The act only affects universities with a Confucius Institute and
Chinese-language programs funded by the US Department of Defense,
Wang Yige, a staffer at the Confucius Institute at the University of
New Hampshire, told the Global Times via email on Wednesday.
"There are only about five such universities in the US," Wang said.
Wang Yige, or as the University calls him,
Yige Wang,
is not a mere "staffer", he's the Confucius Institute Co-Director.
But whatever, I'll take his word for it.
I should note that the Global Times is an offshoot of the
People's Daily, the print organ of the Chinese Communist
dictatorship. Entertaining editorial:
Rubio
reveals McCarthyist tendency of US:
The University of North Florida announced that it will close a
campus branch of the Confucius Institute Wednesday. "After reviewing
the classes, activities and events sponsored over the past four
years and comparing them with the mission and goals of the
university, it was determined that they weren't aligned," the
university said in a statement.
Apparently the decision was made under pressure from US Senator Marco Rubio's repeated warnings this year. Rubio welcomed the decision and urged other Florida universities to follow suit. Cracking down on Confucius Institutes is a typical example of US politics intervening in university education. There are about 110 Confucius Institutes in the US, and about 500 Confucius Classrooms. Almost no students ever criticized the organizations for improper lessons.
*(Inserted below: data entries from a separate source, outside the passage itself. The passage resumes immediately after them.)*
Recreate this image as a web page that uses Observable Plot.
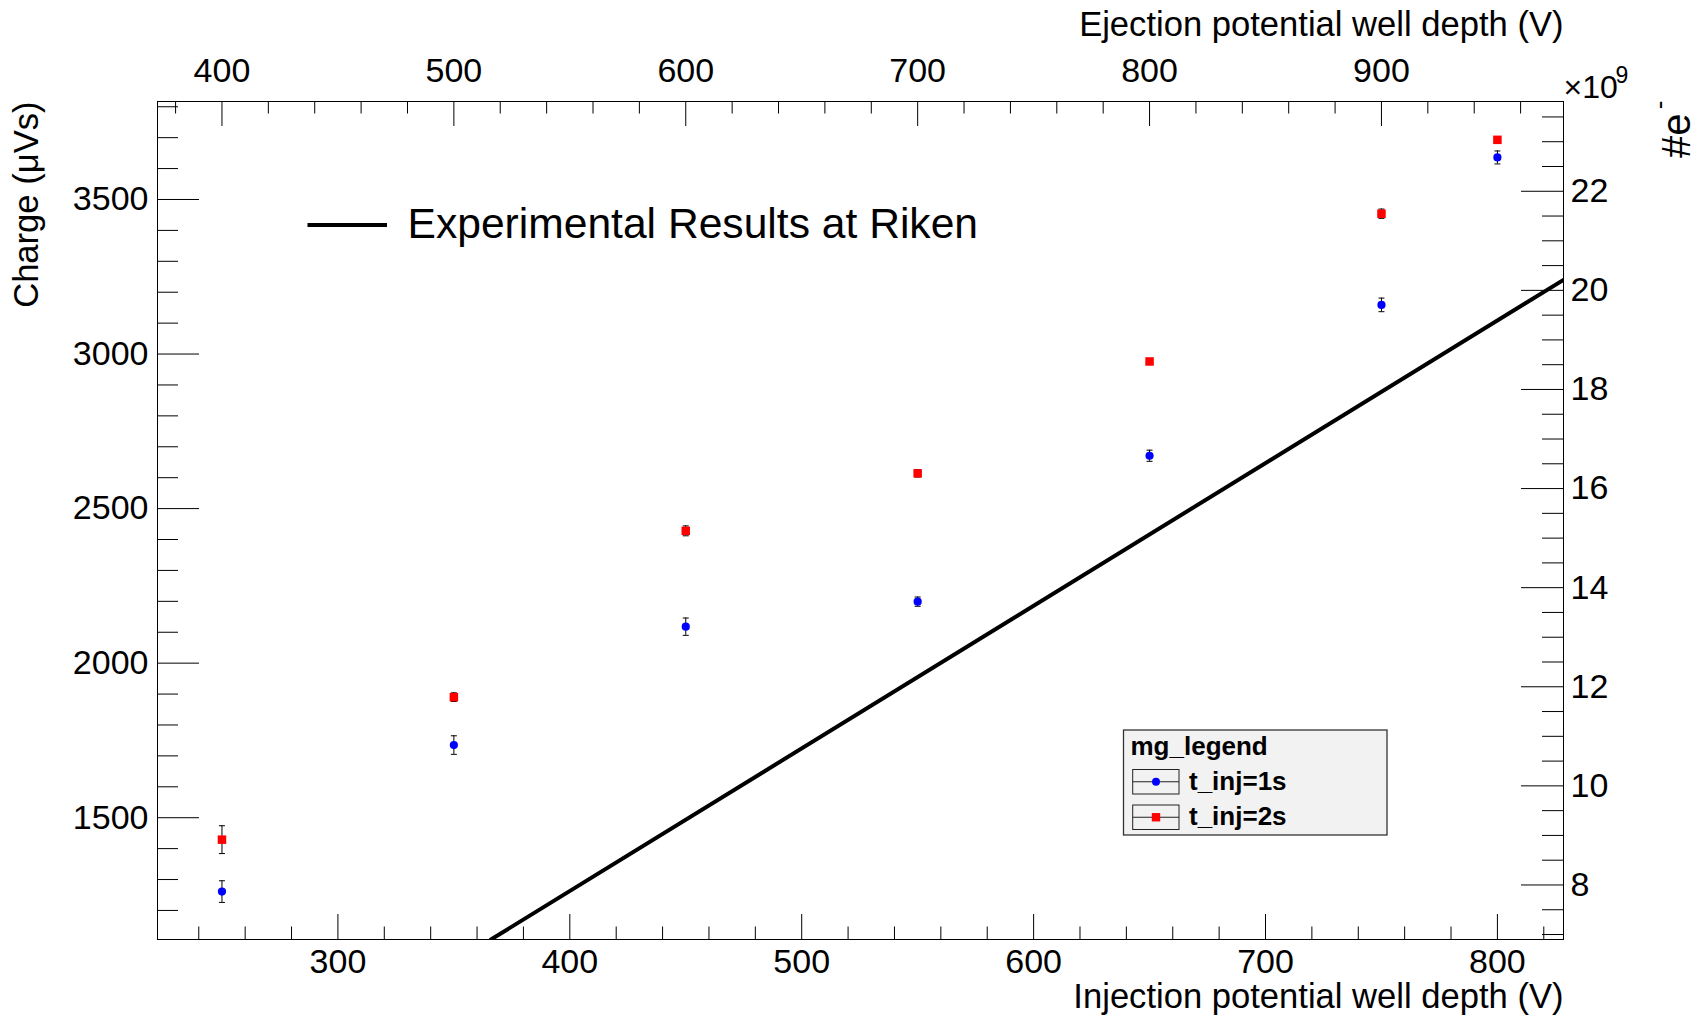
<!DOCTYPE html>
<html><head><meta charset="utf-8">
<script src="https://cdn.jsdelivr.net/npm/d3@7"></script>
<script src="https://cdn.jsdelivr.net/npm/@observablehq/plot@0.6"></script>
<style>
html,body{margin:0;padding:0;background:#fff;overflow:hidden;}
svg{display:block;}
</style>
</head><body><div id="chart"></div>
<script>
// ---- data ----
const injectionV = [250, 350, 450, 550, 650, 750, 800];
const charge1s = [1261, 1735, 2118, 2199, 2671, 3159, 3636];
const err1s    = [35, 30, 28, 15, 18, 22, 21];
const charge2s = [1429, 1890, 2428, 2614, 2976, 3454, 3693];
const err2s    = [45, 14, 16, 12, 7, 15, 6];
const rikenV = [366, 828.5];
const rikenCharge = [1106, 3240];

// ---- axis ticks ----
const bottomMajor = [300, 400, 500, 600, 700, 800];
const bottomMinor = [240, 260, 280, 320, 340, 360, 380, 420, 440, 460, 480, 520, 540, 560, 580, 620, 640, 660, 680, 720, 740, 760, 780, 820];
const topMajor = [400, 500, 600, 700, 800, 900];
const topMinor = [380, 420, 440, 460, 480, 520, 540, 560, 580, 620, 640, 660, 680, 720, 740, 760, 780, 820, 840, 860, 880, 920, 940, 960];
const leftMajor = [1500, 2000, 2500, 3000, 3500];
const leftMinor = [1200, 1300, 1400, 1600, 1700, 1800, 1900, 2100, 2200, 2300, 2400, 2600, 2700, 2800, 2900, 3100, 3200, 3300, 3400, 3600, 3700, 3800];
const rightMajor = [8, 10, 12, 14, 16, 18, 20, 22];
const rightMinor = [7, 7.5, 8.5, 9, 9.5, 10.5, 11, 11.5, 12.5, 13, 13.5, 14.5, 15, 15.5, 16.5, 17, 17.5, 18.5, 19, 19.5, 20.5, 21, 21.5, 22.5, 23, 23.5];
const ejectionOffset = 150;   // ejection depth = injection depth + 150 V
const chargePerE9 = 160.3;    // μVs per 10^9 electrons

const xDomain = [222.2, 828.5];
const yDomain = [1106, 3817];

const seriesNames = ["t_inj=1s", "t_inj=2s"];
const legendTitle = "mg_legend";
const rikenLabel = "Experimental Results at Riken";

// ---- build rows ----
const s1 = injectionV.map((v, i) => ({v, c: charge1s[i], e: err1s[i]}));
const s2 = injectionV.map((v, i) => ({v, c: charge2s[i], e: err2s[i]}));
const riken = rikenV.map((v, i) => ({v, c: rikenCharge[i]}));

const W = 1704, H = 1018;
const mL = 157, mR = 141, mT = 101, mB = 79;
const pw = W - mL - mR, ph = H - mT - mB;
const FONT = "'Liberation Sans', Arial, Helvetica, sans-serif";
const FS = 34;
const FT = 34.6;

const capSymbol = {draw(ctx) { ctx.moveTo(-3, 0); ctx.lineTo(3, 0); }};

const plot = Plot.plot({
  width: W, height: H,
  marginLeft: mL, marginRight: mR, marginTop: mT, marginBottom: mB,
  style: {fontFamily: FONT, fontSize: FS + "px", background: "#fff", color: "#000"},
  x: {domain: xDomain, axis: null},
  y: {domain: yDomain, axis: null},
  marks: [
    Plot.frame({stroke: "#000", strokeWidth: 1}),
    // ticks
    Plot.tickY(leftMajor, {y: d => d, insetRight: pw - 42, stroke: "#000"}),
    Plot.tickY(leftMinor, {y: d => d, insetRight: pw - 21, stroke: "#000"}),
    Plot.tickY(rightMajor, {y: d => d * chargePerE9, insetLeft: pw - 42, stroke: "#000"}),
    Plot.tickY(rightMinor, {y: d => d * chargePerE9, insetLeft: pw - 21, stroke: "#000"}),
    Plot.tickX(bottomMajor, {x: d => d, insetTop: ph - 25, stroke: "#000"}),
    Plot.tickX(bottomMinor, {x: d => d, insetTop: ph - 12.5, stroke: "#000"}),
    Plot.tickX(topMajor, {x: d => d - ejectionOffset, insetBottom: ph - 25, stroke: "#000"}),
    Plot.tickX(topMinor, {x: d => d - ejectionOffset, insetBottom: ph - 12.5, stroke: "#000"}),
    // tick labels
    Plot.text(bottomMajor, {x: d => d, text: d => String(d), frameAnchor: "bottom", lineAnchor: "top", dy: 9, fontSize: FS}),
    Plot.text(topMajor, {x: d => d - ejectionOffset, text: d => String(d), frameAnchor: "top", lineAnchor: "bottom", dy: -20, fontSize: FS}),
    Plot.text(leftMajor, {y: d => d, text: d => String(d), frameAnchor: "left", textAnchor: "end", dx: -9, fontSize: FS}),
    Plot.text(rightMajor, {y: d => d * chargePerE9, text: d => String(d), frameAnchor: "right", textAnchor: "start", dx: 7, fontSize: FS}),
    // axis titles
    Plot.text(["Injection potential well depth (V)"], {frameAnchor: "bottom-right", textAnchor: "end", lineAnchor: "bottom", dy: 68, fontSize: FT}),
    Plot.text(["Ejection potential well depth (V)"], {frameAnchor: "top-right", textAnchor: "end", lineAnchor: "bottom", dy: -66, fontSize: FT}),
    Plot.text(["Charge (μVs)"], {frameAnchor: "top-left", textAnchor: "end", lineAnchor: "bottom", rotate: -90, dx: -120, fontSize: FT}),
    Plot.text(["#e"], {frameAnchor: "top-right", textAnchor: "end", lineAnchor: "bottom", rotate: -90, dx: 126, dy: 12, fontSize: 40}),
    Plot.text(["-"], {frameAnchor: "top-right", textAnchor: "end", lineAnchor: "bottom", rotate: -90, dx: 104, dy: -1, fontSize: 26}),
    Plot.text(["×10"], {frameAnchor: "top-right", textAnchor: "start", lineAnchor: "bottom", dy: -4, fontSize: 32}),
    Plot.text(["9"], {frameAnchor: "top-right", textAnchor: "start", lineAnchor: "bottom", dx: 52, dy: -19, fontSize: 23}),
    // Riken line
    Plot.line(riken, {x: "v", y: "c", stroke: "#000", strokeWidth: 4, clip: true}),
    // error bars
    Plot.ruleX(s1, {x: "v", y1: d => d.c - d.e, y2: d => d.c + d.e, stroke: "#000", strokeWidth: 1}),
    Plot.ruleX(s2, {x: "v", y1: d => d.c - d.e, y2: d => d.c + d.e, stroke: "#000", strokeWidth: 1}),
    Plot.dot(s1, {x: "v", y: d => d.c + d.e, symbol: capSymbol, stroke: "#000", fill: "none", strokeWidth: 1}),
    Plot.dot(s1, {x: "v", y: d => d.c - d.e, symbol: capSymbol, stroke: "#000", fill: "none", strokeWidth: 1}),
    Plot.dot(s2, {x: "v", y: d => d.c + d.e, symbol: capSymbol, stroke: "#000", fill: "none", strokeWidth: 1}),
    Plot.dot(s2, {x: "v", y: d => d.c - d.e, symbol: capSymbol, stroke: "#000", fill: "none", strokeWidth: 1}),
    // markers
    Plot.dot(s1, {x: "v", y: "c", r: 4.1, fill: "#0000ff", stroke: null}),
    Plot.dot(s2, {x: "v", y: "c", symbol: "square", r: 4.8, fill: "#ff0000", stroke: null})
  ]
});

document.getElementById("chart").appendChild(plot);

// ---- legends ----
const svg = d3.select(plot);
const lg = svg.append("g").attr("font-family", FONT).attr("text-anchor", "start");
// Riken legend (top-left)
lg.append("line").attr("x1", 307.5).attr("x2", 387).attr("y1", 225).attr("y2", 225)
  .attr("stroke", "#000").attr("stroke-width", 4);
lg.append("text").attr("x", 407.5).attr("y", 238).attr("font-size", 42.6).attr("fill", "#000").text(rikenLabel);

// mg_legend box
const bx = 1123.5, by = 730, bw = 263.5, bh = 105;
lg.append("rect").attr("x", bx).attr("y", by).attr("width", bw).attr("height", bh)
  .attr("fill", "#f2f2f2").attr("stroke", "#333").attr("stroke-width", 1.3);
lg.append("text").attr("x", 1130.5).attr("y", 754.5).attr("font-size", 26).attr("font-weight", "bold").attr("fill", "#000").text(legendTitle);
const entries = [{y: 769.5, color: "#0000ff", sym: "circle"}, {y: 805, color: "#ff0000", sym: "square"}];
entries.forEach((e, i) => {
  const h = 24.5, cy = e.y + h / 2;
  lg.append("rect").attr("x", 1132.7).attr("y", e.y).attr("width", 46.3).attr("height", h)
    .attr("fill", "none").attr("stroke", "#222").attr("stroke-width", 1);
  lg.append("line").attr("x1", 1132.7).attr("x2", 1179).attr("y1", cy).attr("y2", cy).attr("stroke", "#222").attr("stroke-width", 1);
  if (e.sym === "circle") lg.append("circle").attr("cx", 1156).attr("cy", cy).attr("r", 4).attr("fill", e.color);
  else lg.append("rect").attr("x", 1156 - 4.2).attr("y", cy - 4.2).attr("width", 8.4).attr("height", 8.4).attr("fill", e.color);
  lg.append("text").attr("x", 1189).attr("y", e.y + 20).attr("font-size", 26).attr("font-weight", "bold").attr("fill", "#000").text(seriesNames[i]);
});
</script>
</body></html>
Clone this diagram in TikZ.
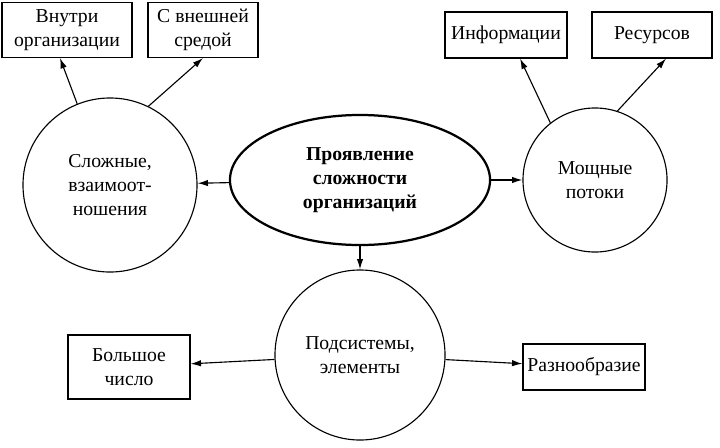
\documentclass[tikz,border=0pt]{standalone}
\usepackage{fontspec}
\setmainfont{Liberation Serif}
\usetikzlibrary{positioning}
\usetikzlibrary{shapes.geometric}
\usetikzlibrary{arrows.meta}

\tikzset{
  box/.style={draw, thick, align=center, inner sep=1pt, minimum height=1.15cm},
  circ/.style={draw, thick, circle, align=center},
  arr/.style={thick, -{Latex[length=2.6mm,width=1.6mm]}}
}

\begin{document}
\begin{tikzpicture}[x=0.025cm, y=-0.025cm, font=\fontsize{14}{17}\selectfont]
\useasboundingbox (0,0) rectangle (720,447);

% boxes at the top
\node[box, minimum width=3.25cm, minimum height=1.37cm] (inner) at (67,30) {Внутри\\организации};
\node[box, minimum width=2.75cm, minimum height=1.37cm] (outer) at (203,30) {С внешней\\средой};
\node[box, minimum width=3.05cm] (info) at (506,35) {Информации};
\node[box, minimum width=3.0cm] (res) at (652,35) {Ресурсов};

% circles and the centre
\node[circ, minimum size=4.35cm] (rel) at (110,185) {Сложные,\\взаимоот-\\ношения};
\node[draw, ultra thick, ellipse, minimum width=6.5cm, minimum height=3.25cm, align=center,
      font=\fontsize{14}{17}\selectfont\bfseries] (main) at (360,180) {Проявление\\сложности\\организаций};
\node[circ, minimum size=3.6cm] (flow) at (595,180) {Мощные\\потоки};
\node[circ, minimum size=4.25cm] (sub) at (360,355) {Подсистемы,\\элементы};

% boxes at the bottom
\node[box, minimum width=3.05cm, minimum height=1.6cm] (many) at (129,367) {Большое\\число};
\node[box, minimum width=3.05cm] (div) at (584,367) {Разнообразие};

% arrows
\draw[arr] (rel.112) -- ([xshift=-5]inner.south);
\draw[arr] (rel.64) -- (outer.south);
\draw[arr] (flow.128) -- ([xshift=10]info.south);
\draw[arr] (flow.72) -- ([xshift=10]res.south);
\draw[arr] (main) -- (rel);
\draw[arr] (main) -- (flow);
\draw[arr] (main) -- (sub);
\draw[arr] (sub) -- (many);
\draw[arr] (sub) -- (div);

\end{tikzpicture}
\end{document}
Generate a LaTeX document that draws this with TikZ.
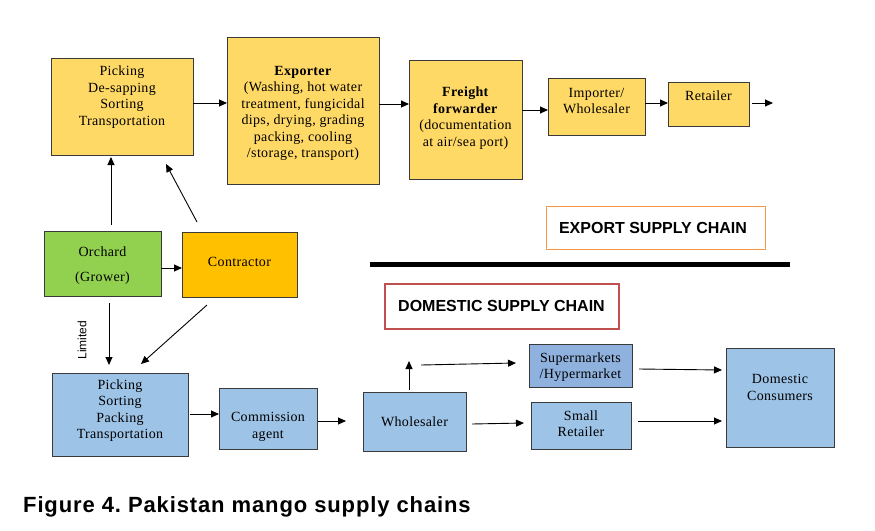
\documentclass[tikz,border=0pt]{standalone}
\usepackage{fontspec}
\setmainfont{Liberation Serif}[LetterSpace=2.5]
\setsansfont{Liberation Sans}
\usetikzlibrary{arrows.meta}
\definecolor{ylw}{HTML}{FFD966}
\definecolor{grn}{HTML}{92D050}
\definecolor{org}{HTML}{FFC000}
\definecolor{blu}{HTML}{9DC3E6}
\definecolor{bludk}{HTML}{8EB1DD}
\definecolor{redb}{HTML}{C0504D}
\definecolor{orgb}{HTML}{F79646}
\definecolor{edge}{HTML}{3A3A3A}
\begin{document}
\frenchspacing
\begin{tikzpicture}[x=1pt,y=-1pt,
  box/.style={draw=edge,line width=0.9pt,inner sep=0pt,minimum width=#1},
  txt/.style={font=\fontsize{14}{16.5}\selectfont,align=center,inner sep=0pt},
  arr/.style={-{Triangle[length=8pt,width=7pt]},line width=0.9pt,draw=black},
  lbl/.style={font=\sffamily\bfseries\fontsize{16}{19}\selectfont,inner sep=0pt}]
\useasboundingbox[fill=white] (0,0) rectangle (875,530);

% export chain boxes
\node[box=142pt,minimum height=97pt,fill=ylw] (pick1) at (122,106.5) {};
\node[txt] (pick1t) at (122,97) {Picking\\De-sapping\\Sorting\\Transportation};
\node[box=152pt,minimum height=147pt,fill=ylw] (exp) at (303,110.5) {};
\node[txt] (expt) at (303,113.5) {\textbf{Exporter}\\(Washing, hot water\\treatment, fungicidal\\dips, drying, grading\\packing, cooling\\/storage, transport)};
\node[box=113pt,minimum height=119pt,fill=ylw] (ff) at (465.5,119.5) {};
\node[txt] (fft) at (465.5,118) {\textbf{Freight}\\\textbf{forwarder}\\(documentation\\at air/sea port)};
\node[box=97pt,minimum height=57pt,fill=ylw] (imp) at (596.5,106.5) {};
\node[txt] (impt) at (596.5,101) {Importer/\\Wholesaler};
\node[box=81pt,minimum height=44pt,fill=ylw] (ret) at (708.5,104) {};
\node[txt] (rett) at (708.5,96) {Retailer};

% grower / contractor
\node[box=117pt,minimum height=65pt,fill=grn] (orch) at (102.5,263.5) {};
\node[txt,font=\fontsize{14}{25}\selectfont] (orcht) at (102.5,265.5) {Orchard\\(Grower)};
\node[box=115pt,minimum height=65pt,fill=org] (con) at (239.5,264.5) {};
\node[txt] (cont) at (239.5,262) {Contractor};

% domestic chain boxes
\node[box=136pt,minimum height=83pt,fill=blu] (pick2) at (120,414.5) {};
\node[txt] (pick2t) at (120,410.5) {Picking\\Sorting\\Packing\\Transportation};
\node[box=98pt,minimum height=61pt,fill=blu] (com) at (268,418.5) {};
\node[txt] (comt) at (268,427) {Commission\\agent};
\node[box=103pt,minimum height=59pt,fill=blu] (whs) at (414.5,421.5) {};
\node[txt] (whst) at (414.5,422) {Wholesaler};
\node[box=103pt,minimum height=43pt,fill=bludk] (sup) at (580.5,365.5) {};
\node[txt] (supt) at (580.5,367) {Supermarkets\\/Hypermarket};
\node[box=100pt,minimum height=47pt,fill=blu] (sml) at (581,425.5) {};
\node[txt] (smlt) at (581,423.5) {Small\\Retailer};
\node[box=108pt,minimum height=99pt,fill=blu] (dom) at (780,397.5) {};
\node[txt] (domt) at (780,387.5) {Domestic\\Consumers};

% section labels
\node[draw=orgb,line width=0.9pt,minimum width=219pt,minimum height=43pt,inner sep=0pt] (explbl) at (655.5,227.5) {};
\node[lbl] (explblt) at (653,228) {EXPORT SUPPLY CHAIN};
\node[draw=redb,line width=2pt,minimum width=234pt,minimum height=45pt,inner sep=0pt] (domlbl) at (501.5,306) {};
\node[lbl] (domlblt) at (501.5,306) {DOMESTIC SUPPLY CHAIN};
\coordinate (divL) at (370,264);
\coordinate (divR) at (790,264);
\draw[line width=5pt] (divL) -- (divR);

\node[font=\sffamily\fontsize{12}{14}\selectfont,rotate=90,inner sep=0pt] (lim) at (82,340) {Limited};

% caption
\node[font=\sffamily\bfseries\fontsize{22}{26}\selectfont\addfontfeature{LetterSpace=4},anchor=west,inner sep=0pt] (cap) at (23,507) {Figure 4. Pakistan mango supply chains};

% connectors, export
\coordinate (a1) at (193,103); \coordinate (a1e) at (227,103);
\draw[arr] (a1) -- (a1e);
\coordinate (a2) at (379,104); \coordinate (a2e) at (409,104);
\draw[arr] (a2) -- (a2e);
\coordinate (a3) at (522,110); \coordinate (a3e) at (548,110);
\draw[arr] (a3) -- (a3e);
\coordinate (a4) at (645,103); \coordinate (a4e) at (668,103);
\draw[arr] (a4) -- (a4e);
\coordinate (a5) at (752,103); \coordinate (a5e) at (773,103);
\draw[arr] (a5) -- (a5e);
\coordinate (a6) at (161,268); \coordinate (a6e) at (182,268);
\draw[arr] (a6) -- (a6e);
\coordinate (a7) at (111,225); \coordinate (a7e) at (111,157);
\draw[arr] (a7) -- (a7e);
\coordinate (a8) at (197,222); \coordinate (a8e) at (166,164);
\draw[arr] (a8) -- (a8e);
% connectors, domestic
\coordinate (b1) at (109,303); \coordinate (b1e) at (109,365);
\draw[arr] (b1) -- (b1e);
\coordinate (b2) at (207,305); \coordinate (b2e) at (141,364);
\draw[arr] (b2) -- (b2e);
\coordinate (b3) at (190,414); \coordinate (b3e) at (219,414);
\draw[arr] (b3) -- (b3e);
\coordinate (b4) at (318,421); \coordinate (b4e) at (346,421);
\draw[arr] (b4) -- (b4e);
\coordinate (b5) at (409,390); \coordinate (b5e) at (409,361);
\draw[arr] (b5) -- (b5e);
\coordinate (b6) at (421,365); \coordinate (b6e) at (516,363);
\draw[arr] (b6) -- (b6e);
\coordinate (b7) at (472,424); \coordinate (b7e) at (524,423);
\draw[arr] (b7) -- (b7e);
\coordinate (b8) at (639,369); \coordinate (b8e) at (722,370);
\draw[arr] (b8) -- (b8e);
\coordinate (b9) at (638,421); \coordinate (b9e) at (722,421);
\draw[arr] (b9) -- (b9e);
\end{tikzpicture}
\end{document}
It has always been the US elites who accuse Confucius Institutes of ideological infiltration or even spying.
Their conclusion: "Rubio and the Pentagon have showed Chinese people
what kind of a country the US really is." Ooh, sick burn.
According to
this
Union Leader article from last February, UNH's Confucius
Institute will undergo a "thorough review" next year. (This is the
only recent local news coverage I've been able to dig up, though.)